DOPE-Plus: Enhancements in Feature Extraction and Data Generation for 6D Pose Estimation

Abstract
This study explored enhancements to the Deep Object Pose Estimation framework (DOPE, Tremblay et al., 2018) by improving both its network architecture and synthetic data generation pipeline for 6D object pose estimation. We proposed replacing the original VGG-19-based feature extractor with a Vision Transformer (ViT), aiming to leverage its superior representation capabilities. In parallel, we developed a refined data generation pipeline, resulting in an augmented HOPE dataset (Lin et al., 2021) and a new fully synthetic dataset of a customized object, Block. These datasets were used to train and evaluate our modified DOPE model on two target objects: Cookies and Block. Experimental results demonstrate that incorporating ViT improves pose estimation performance over the original VGG-19 backbone, suggesting the potential for further advancements through the integration of more powerful feature extractors.
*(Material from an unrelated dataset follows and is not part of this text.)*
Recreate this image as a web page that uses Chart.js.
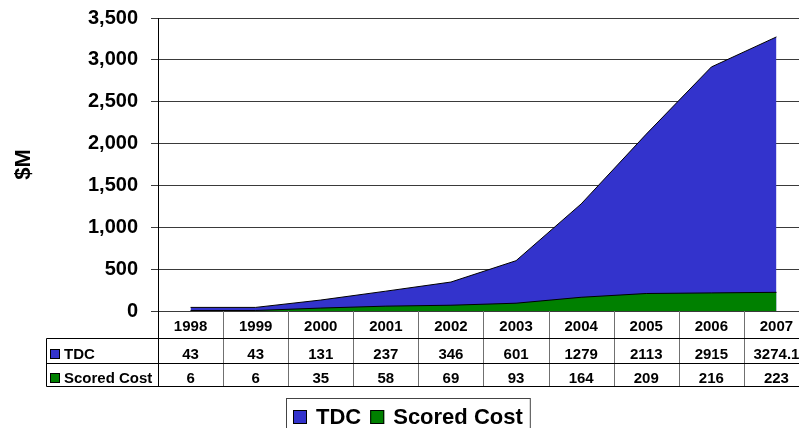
<!DOCTYPE html>
<html>
<head>
<meta charset="utf-8">
<script src="https://cdn.jsdelivr.net/npm/chart.js@4/dist/chart.umd.min.js"></script>
<style>
  html, body { margin: 0; padding: 0; overflow: hidden; background: #fff; }
  #wrap { position: relative; width: 809px; height: 428px; }
</style>
</head>
<body>
<div id="wrap"><canvas id="c"></canvas></div>
<script>
// Fiscal years shown along the category axis and in the data table header
const years = ['1998', '1999', '2000', '2001', '2002', '2003', '2004', '2005', '2006', '2007'];
// Total development cost, $M
const tdc = [43, 43, 131, 237, 346, 601, 1279, 2113, 2915, 3274.1];
// Scored cost, $M
const scoredCost = [6, 6, 35, 58, 69, 93, 164, 209, 216, 223];
// Series names and fills
const seriesNames = ['TDC', 'Scored Cost'];
const seriesColors = ['#3333CC', '#008000'];
// Value axis range
const yMin = 0, yMax = 3500, yStep = 500;

const FONT = '"Liberation Sans", Arial, sans-serif';

// Draws the data table under the plot and the boxed legend
const dataTable = {
  id: 'dataTable',
  afterDraw(chart) {
    const ctx = chart.ctx;
    const xs = chart.scales.x;
    const area = chart.chartArea;
    const half = (xs.getPixelForValue(1) - xs.getPixelForValue(0)) / 2;
    const rowTop = Math.round(area.bottom);
    const r1 = rowTop + 27, r2 = r1 + 25, r3 = r2 + 23;
    const labelLeft = 46;
    const colEdge = i => Math.round(xs.getPixelForValue(0) - half + i * 2 * half) + 0.5;
    const right = colEdge(years.length);

    ctx.save();
    ctx.lineWidth = 1;

    // column separators
    ctx.strokeStyle = '#707070';
    for (let i = 1; i <= years.length; i++) {
      const x = colEdge(i);
      ctx.beginPath(); ctx.moveTo(x, rowTop); ctx.lineTo(x, r3); ctx.stroke();
    }
    // row rules and outer edges
    ctx.strokeStyle = '#000';
    [r1, r2, r3].forEach(y => {
      ctx.beginPath(); ctx.moveTo(labelLeft + 0.5, y + 0.5); ctx.lineTo(right, y + 0.5); ctx.stroke();
    });
    ctx.beginPath(); ctx.moveTo(labelLeft + 0.5, r1 + 0.5); ctx.lineTo(labelLeft + 0.5, r3 + 0.5); ctx.stroke();
    const ax = Math.round(area.left) + 0.5;
    ctx.beginPath(); ctx.moveTo(ax, rowTop); ctx.lineTo(ax, r3 + 0.5); ctx.stroke();

    // header years and values
    ctx.fillStyle = '#000';
    ctx.textAlign = 'center';
    ctx.textBaseline = 'alphabetic';
    ctx.font = 'bold 15px ' + FONT;
    const rows = [tdc, scoredCost];
    years.forEach((yr, i) => {
      const cx = xs.getPixelForValue(i);
      ctx.fillText(yr, cx, rowTop + 20);
      ctx.fillText(String(rows[0][i]), cx, r1 + 21);
      ctx.fillText(String(rows[1][i]), cx, r2 + 20);
    });

    // series labels with colour keys
    ctx.textAlign = 'left';
    const labelBase = [r1 + 21, r2 + 20];
    seriesNames.forEach((name, k) => {
      ctx.fillStyle = seriesColors[k];
      ctx.fillRect(51, labelBase[k] - 9, 8, 8);
      ctx.strokeStyle = '#000';
      ctx.strokeRect(50.5, labelBase[k] - 9.5, 9, 9);
      ctx.fillStyle = '#000';
      ctx.fillText(name, 64, labelBase[k]);
    });

    // legend box
    ctx.font = 'bold 22px ' + FONT;
    const lgTop = 398, lgLeft = 286;
    let x = lgLeft + 7;
    const widths = seriesNames.map(n => ctx.measureText(n).width);
    const lgWidth = 7 + seriesNames.reduce((s, n, k) => s + 14 + 9 + widths[k] + 9, 0) - 2;
    ctx.strokeStyle = '#444';
    ctx.strokeRect(lgLeft + 0.5, lgTop + 0.5, lgWidth, 40);
    seriesNames.forEach((name, k) => {
      ctx.fillStyle = seriesColors[k];
      ctx.fillRect(x, 410, 14, 14);
      ctx.strokeStyle = '#000';
      ctx.strokeRect(x + 0.5, 410.5, 13, 13);
      ctx.fillStyle = '#000';
      ctx.fillText(name, x + 23, 424);
      x += 14 + 9 + widths[k] + 9;
    });
    ctx.restore();
  }
};

new Chart(document.getElementById('c'), {
  type: 'line',
  data: {
    labels: years,
    datasets: [
      {
        label: seriesNames[0], data: tdc, order: 1,
        fill: 'origin', backgroundColor: seriesColors[0],
        borderColor: '#000', borderWidth: 1, pointRadius: 0, tension: 0
      },
      {
        label: seriesNames[1], data: scoredCost, order: 0,
        fill: 'origin', backgroundColor: seriesColors[1],
        borderColor: '#000', borderWidth: 1, pointRadius: 0, tension: 0
      }
    ]
  },
  options: {
    responsive: true,
    maintainAspectRatio: false,
    animation: false,
    events: [],
    layout: { padding: { top: 18, right: 0, bottom: 117, left: 0 } },
    plugins: { legend: { display: false }, tooltip: { enabled: false } },
    scales: {
      x: { type: 'category', offset: true, display: false },
      y: {
        min: yMin, max: yMax,
        ticks: {
          stepSize: yStep, color: '#000', padding: 13,
          font: { family: FONT, size: 20, weight: 'bold' },
          callback: v => v.toLocaleString('en-US')
        },
        grid: { color: '#3a3a3a', lineWidth: 1, tickLength: 7 },
        border: { display: true, color: '#000', width: 1 },
        title: {
          display: true, text: '$M', color: '#000',
          font: { family: FONT, size: 22, weight: 'bold' },
          padding: { top: 11, bottom: 0 }
        },
        afterFit(scale) {
          scale.width = 158;
          scale.paddingTop = 0;
          scale.paddingBottom = 0;
        }
      }
    }
  },
  plugins: [dataTable]
});
</script>
</body>
</html>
Introduction and Backgrounds
As robotics continues to advance, researchers are increasingly exploring ways to equip robots with the capabilities needed to perform everyday tasks. Many of these tasks require fundamental operations such as object fetching, which depend on accurate pose estimation of target objects. This study investigated the DOPE (Deep Object Pose Estimation) proposed by J. Tremblay et al. in 2018, and further extended the feature extraction and data generation pipelines. The original DOPE framework employed VGG-19 as the feature extractor. In our work, we replaced it with a Vision Transformer (ViT), motivated by its superior feature extraction capabilities, particularly in capturing relationships between multiple objects. Meanwhile, we enhanced the original DOPE data synthesis pipeline to augment and generate two new datasets for network training. Our goal is to improve the accuracy of 6D object pose estimation and to validate the effectiveness of our enhancements for object perception in real-world scenarios.
DOPE
DOPE (Deep Object Pose Estimation) is a one-shot, instance-based, deep neural network-based system designed to estimate the 3D poses of known objects in cluttered scenes from a single RGB image, in near real time and without the need for post-alignment.The DOPE network is a convolutional deep neural network that detects objects’ 3D keypoints using multistage architechture.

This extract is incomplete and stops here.